Day job: Student
Secret life: Wildlife Removal Business Owner
Dental students exchange war stories all the time, commiserating, for instance, about particularly tough exams, procedures or rotations.
But few can top Jason Johnson’s tales.
There was that time that he lost his grip on a coyote and got dragged under a truck, or the time he found himself under a porch with several copperhead snakes.
Johnson, a DCG senior, finances his education with the most unlikely of side businesses. He’s the guy you call if you have bats in your belfry, squirrels in your attic, snakes under your porch or, yes, coyotes in your yard. Among other critters.
“I set traps for nuisance animals and try to remove them as safely and humanely as possible,” says Johnson of his business, Jason’s Wildlife Removal. “We figure out how to get rid of them and make sure it doesn’t happen again.”
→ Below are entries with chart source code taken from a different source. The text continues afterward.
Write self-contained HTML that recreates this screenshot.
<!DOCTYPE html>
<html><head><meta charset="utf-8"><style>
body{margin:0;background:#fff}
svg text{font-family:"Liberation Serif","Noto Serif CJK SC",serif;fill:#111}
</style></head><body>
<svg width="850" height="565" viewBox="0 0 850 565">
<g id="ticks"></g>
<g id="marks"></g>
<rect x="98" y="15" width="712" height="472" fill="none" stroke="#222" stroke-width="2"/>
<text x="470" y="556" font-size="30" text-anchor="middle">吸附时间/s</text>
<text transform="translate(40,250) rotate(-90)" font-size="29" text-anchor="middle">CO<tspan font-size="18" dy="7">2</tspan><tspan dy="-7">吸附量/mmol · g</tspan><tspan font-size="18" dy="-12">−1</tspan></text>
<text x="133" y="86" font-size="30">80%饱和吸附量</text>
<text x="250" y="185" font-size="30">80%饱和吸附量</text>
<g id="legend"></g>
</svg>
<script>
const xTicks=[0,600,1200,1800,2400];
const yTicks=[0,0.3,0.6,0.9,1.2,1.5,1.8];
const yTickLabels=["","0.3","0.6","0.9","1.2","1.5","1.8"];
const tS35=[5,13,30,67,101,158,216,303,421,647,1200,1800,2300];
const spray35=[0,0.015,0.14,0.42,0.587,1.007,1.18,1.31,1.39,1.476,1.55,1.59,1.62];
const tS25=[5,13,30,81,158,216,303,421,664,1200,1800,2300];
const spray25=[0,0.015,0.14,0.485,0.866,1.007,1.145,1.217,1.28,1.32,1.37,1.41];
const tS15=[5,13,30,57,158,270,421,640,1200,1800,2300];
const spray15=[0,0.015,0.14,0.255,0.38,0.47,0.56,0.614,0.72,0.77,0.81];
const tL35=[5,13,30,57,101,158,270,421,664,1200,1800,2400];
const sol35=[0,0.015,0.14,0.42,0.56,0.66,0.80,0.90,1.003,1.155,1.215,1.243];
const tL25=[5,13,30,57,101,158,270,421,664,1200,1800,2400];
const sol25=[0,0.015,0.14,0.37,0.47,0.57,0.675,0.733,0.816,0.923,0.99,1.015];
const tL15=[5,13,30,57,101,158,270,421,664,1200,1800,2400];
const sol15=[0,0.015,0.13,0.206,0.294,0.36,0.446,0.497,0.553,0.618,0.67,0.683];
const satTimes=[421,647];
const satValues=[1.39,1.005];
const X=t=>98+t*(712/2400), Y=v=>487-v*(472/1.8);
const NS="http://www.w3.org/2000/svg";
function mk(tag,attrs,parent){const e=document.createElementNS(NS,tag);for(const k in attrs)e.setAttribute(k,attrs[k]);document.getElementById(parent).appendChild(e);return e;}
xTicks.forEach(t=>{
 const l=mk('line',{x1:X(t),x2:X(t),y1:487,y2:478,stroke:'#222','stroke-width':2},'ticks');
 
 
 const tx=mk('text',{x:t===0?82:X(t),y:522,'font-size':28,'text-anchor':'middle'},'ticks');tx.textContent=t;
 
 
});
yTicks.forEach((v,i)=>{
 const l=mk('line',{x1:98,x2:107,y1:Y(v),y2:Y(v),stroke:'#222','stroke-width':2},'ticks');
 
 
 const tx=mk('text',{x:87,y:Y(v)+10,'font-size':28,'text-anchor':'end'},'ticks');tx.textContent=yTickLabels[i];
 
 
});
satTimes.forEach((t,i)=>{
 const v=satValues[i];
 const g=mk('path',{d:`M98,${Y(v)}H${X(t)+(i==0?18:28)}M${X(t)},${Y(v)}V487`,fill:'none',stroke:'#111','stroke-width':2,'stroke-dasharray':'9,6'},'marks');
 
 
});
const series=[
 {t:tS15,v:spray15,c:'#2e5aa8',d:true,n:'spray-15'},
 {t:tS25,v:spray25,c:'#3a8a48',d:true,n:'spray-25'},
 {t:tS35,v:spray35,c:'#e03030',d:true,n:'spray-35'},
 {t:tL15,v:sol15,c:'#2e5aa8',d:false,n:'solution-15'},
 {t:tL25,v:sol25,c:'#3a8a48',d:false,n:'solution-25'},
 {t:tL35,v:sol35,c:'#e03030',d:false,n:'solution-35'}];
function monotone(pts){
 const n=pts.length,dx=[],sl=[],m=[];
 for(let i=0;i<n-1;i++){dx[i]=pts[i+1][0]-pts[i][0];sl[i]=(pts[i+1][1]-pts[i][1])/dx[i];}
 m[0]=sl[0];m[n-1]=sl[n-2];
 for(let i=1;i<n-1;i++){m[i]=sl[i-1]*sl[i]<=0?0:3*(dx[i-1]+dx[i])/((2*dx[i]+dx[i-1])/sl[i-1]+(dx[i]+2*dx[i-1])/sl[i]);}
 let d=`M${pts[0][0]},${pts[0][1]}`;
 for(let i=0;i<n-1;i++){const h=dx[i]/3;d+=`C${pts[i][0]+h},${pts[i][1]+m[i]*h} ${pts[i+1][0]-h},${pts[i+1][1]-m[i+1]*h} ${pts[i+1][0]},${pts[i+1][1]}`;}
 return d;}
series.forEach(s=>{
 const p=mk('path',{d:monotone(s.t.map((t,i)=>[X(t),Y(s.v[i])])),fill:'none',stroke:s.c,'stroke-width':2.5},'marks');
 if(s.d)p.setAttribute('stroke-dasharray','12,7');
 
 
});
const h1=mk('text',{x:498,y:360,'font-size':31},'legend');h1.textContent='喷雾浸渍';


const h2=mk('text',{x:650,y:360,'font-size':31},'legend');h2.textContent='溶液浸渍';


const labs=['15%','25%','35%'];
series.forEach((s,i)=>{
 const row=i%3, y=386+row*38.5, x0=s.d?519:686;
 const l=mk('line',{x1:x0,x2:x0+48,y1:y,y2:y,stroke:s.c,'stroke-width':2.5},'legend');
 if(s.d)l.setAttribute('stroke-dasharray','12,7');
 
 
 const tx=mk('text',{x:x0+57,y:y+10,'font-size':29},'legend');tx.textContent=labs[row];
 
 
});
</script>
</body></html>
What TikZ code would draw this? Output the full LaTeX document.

But his line of work doesn’t mean Johnson isn’t particularly fond of critters. “It takes a great respect for wildlife to do this job,” he says. “I do everything possible to safely relocate the animals.”
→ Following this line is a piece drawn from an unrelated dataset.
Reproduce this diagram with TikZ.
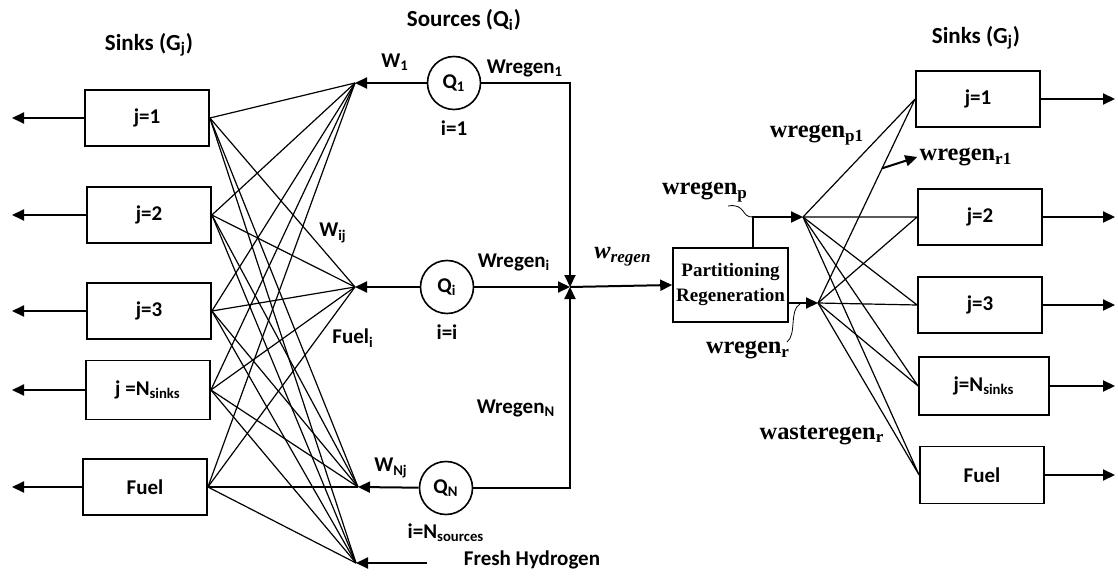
\documentclass[tikz,border=0pt]{standalone}
\usepackage{fontspec}
\setmainfont{Carlito}
\newfontfamily\serifbf{Liberation Serif}
\usetikzlibrary{arrows.meta, positioning, calc}

\begin{document}
\begin{tikzpicture}[
  x=0.5pt, y=-0.5pt,
  font=\fontsize{10.5}{12.5}\selectfont\bfseries,
  >={Triangle[length=6pt,width=5.5pt]},
  sink/.style={draw, line width=0.9pt, minimum width=62pt, minimum height=28pt,
               inner sep=2pt},
  src/.style={circle, draw, line width=0.8pt, minimum size=26.5pt, inner sep=0pt},
  part/.style={draw, line width=0.8pt, minimum width=57.5pt, minimum height=37pt,
               align=center, inner sep=1pt,
               font=\fontsize{9.5}{12.5}\selectfont\serifbf\bfseries},
  head/.style={font=\fontsize{11.5}{13.5}\selectfont\bfseries},
  lab/.style={inner sep=1pt},
  slab/.style={font=\fontsize{12.2}{14}\selectfont\serifbf\bfseries, inner sep=1pt},
  flow/.style={->, line width=1pt},
  net/.style={line width=0.6pt},
  tilde/.style={line width=0.4pt}
]
\useasboundingbox (0,0) rectangle (1118,577);

% sinks on the left
\node[head] (hl) at (149,45) {Sinks (G\textsubscript{j})};
\node[sink] (g1) at (147,118) {j=1};
\node[sink] (g2) at (149,215) {j=2};
\node[sink] (g3) at (149,311) {j=3};
\node[sink, minimum height=29.5pt] (g4) at (148,390) {j =N\textsubscript{sinks}};
\node[sink] (g5) at (145,487) {Fuel};

% mixing points
\coordinate (m1) at (355,83);
\coordinate (m2) at (355,287);
\coordinate (m3) at (358,487);
\coordinate (m4) at (356,563);
\coordinate (fh) at (427,563);
\coordinate (lo) at (12,0);
\coordinate (ro) at (1115,0);

% sources
\node[head] (hs) at (464,20) {Sources (Q\textsubscript{i})};
\node[src] (q1) at (454,83) {Q\textsubscript{1}};
\node[src] (qi) at (447,287) {Q\textsubscript{i}};
\node[src] (qn) at (446,488) {Q\textsubscript{N}};
\node[lab, below=4pt of q1] (i1) {i=1};
\node[lab, below=4pt of qi] (ii) {i=i};
\node[lab, below=3pt of qn] (in) {i=N\textsubscript{sources}};

\node[lab] (w1) at (395,62) {W\textsubscript{1}};
\node[lab] (wg1) at (525,68) {Wregen\textsubscript{1}};
\node[lab] (wij) at (333,233) {W\textsubscript{ij}};
\node[lab] (wgi) at (514,262) {Wregen\textsubscript{i}};
\node[lab] (fi) at (353,338) {Fuel\textsubscript{i}};
\node[lab] (wgn) at (516,408) {Wregen\textsubscript{N}};
\node[lab] (wnj) at (391,468) {W\textsubscript{Nj}};
\node[lab] (fhl) at (532,560) {Fresh Hydrogen};

% regeneration
\coordinate (jn) at (570,287);
\node[slab] (wr) at (623,257) {\itshape w\textsubscript{regen}};
\node[part] (pr) at (730.5,285) {Partitioning\\Regeneration};
\coordinate (pt) at (753,217);
\coordinate (sp) at (803,217);
\coordinate (sr) at (818,303);

% sinks on the right
\node[head] (hr) at (976,38) {Sinks (G\textsubscript{j})};
\node[sink] (r1) at (978,99) {j=1};
\node[sink] (r2) at (980,217) {j=2};
\node[sink] (r3) at (980,305) {j=3};
\node[sink, minimum height=29pt, minimum width=65pt] (r4) at (984,386) {j=N\textsubscript{sinks}};
\node[sink, minimum height=28.5pt] (r5) at (982,475) {Fuel};

\node[slab] (wp1) at (817,135) {wregen\textsubscript{p1}};
\node[slab] (wr1) at (966,157) {wregen\textsubscript{r1}};
\node[slab] (wp) at (705,192) {wregen\textsubscript{p}};
\node[slab] (wrr) at (748,350) {wregen\textsubscript{r}};
\node[slab] (wst) at (822,435) {wasteregen\textsubscript{r}};

% connections
\foreach \g in {g1,g2,g3,g4,g5}
  \foreach \m in {m1,m2,m3,m4}
    \draw[net] (\g.east) -- (\m);
\foreach \r in {r1,r2,r3,r4,r5}
  \draw[net] (sp) -- (\r.west) (sr) -- (\r.west);

\foreach \g in {g1,g2,g3,g4,g5}
  \draw[flow] (\g.west) -- (\g.west -| lo);
\foreach \r in {r1,r2,r3,r4,r5}
  \draw[flow] (\r.east) -- (\r.east -| ro);

\draw[flow] (q1) -- (m1);
\draw[flow] (qi) -- (m2);
\draw[flow] (qn) -- (m3);
\draw[flow] (fh) -- (m4);
\draw[flow] (q1.east) -| (jn);
\draw[flow] (qi) -- (jn);
\draw[flow] (qn.east) -| (jn);
\draw[flow] (jn) -- (pr.west);

\draw[flow] (pr.north -| pt) -- (pt) -- (sp);
\draw[flow] (pr.east |- sr) -- (sr);
\draw[flow] ($(sr)!0.66!(r1.west)$) -- (wr1.west);

\draw[tilde] (728,206) .. controls (746,203) and (741,218) .. (pt);
\draw[tilde] (787,342) .. controls (797,334) and (789,310) .. (800,304);
\end{tikzpicture}
\end{document}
Johnson grew up surrounded by farm animals in South Fulton, Georgia, and learned how to set traplines for unwanted visitors. “I got efficient at trapping and removing the animals,” he says, noting that he was licensed as a nuisance animal control specialist at age 17. He used his earnings to buy equipment for a nuisance wildlife control business.
While earning his undergraduate degree at Point University in West Point, Georgia, Johnson kept his business going on nights and weekends. It was only upon entering dental school that he encountered time restraints too formidable even for him. He turned over day-to-day operations to a friend, Austin Eure. “But I still handle all of the business side.”
Upon graduation, Johnson plans to move with his wife, Sydney, to McDonough, Georgia, and join his father-in-law’s dental practice. But he plans to keep his hands dirty during off-hours.
“I grew the wildlife business into something much larger,” he says. “As busy as I am, there always seems to be 30 minutes here and there.”